Which native asset performed better than expected when things got messy?
Where did I almost overpursue, and how did I stop?
End with one specific order for the next seven days. Keep it short enough to fit on one page. Read it aloud once. You have just completed your personal Raphia after-action report.
This protocol is deliberately narrow and historical rather than inspirational. It does not promise transformation. It promises that when your own best tools create chaos—as they did for Ptolemy IV on June 22, 217 BC—you already know the formation that can still win. The elephants may panic. The dust may rise. Your rival may think the day is his. But if your center holds, if you have trained more than just the flashy weapons, and if you refuse to chase one breakthrough all the way off the field, the field can still be yours.
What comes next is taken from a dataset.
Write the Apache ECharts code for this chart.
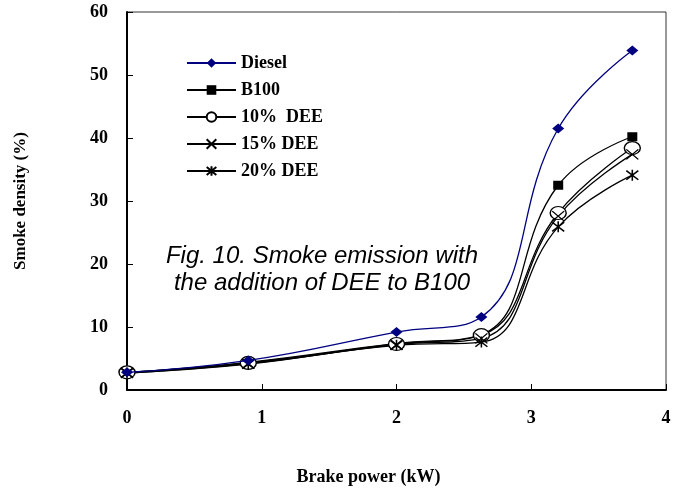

History does not repeat, but it does hand out excellent metaphors to people willing to study the actual events instead of the slogans. On this date in 217 BC, an imperfect king with inferior elephants and a recently expanded army defeated a more glamorous conqueror because his core formation endured and his opponent got carried away. That outcome is still available. The only question is whether you will form your own phalanx or keep hoping your elephants behave perfectly this time.
The plain outside Raphia is long gone. The lesson is not. Lock the spears. Hold the center. And when the tusks start swinging, remember: the side that recovers fastest usually keeps the kingdom.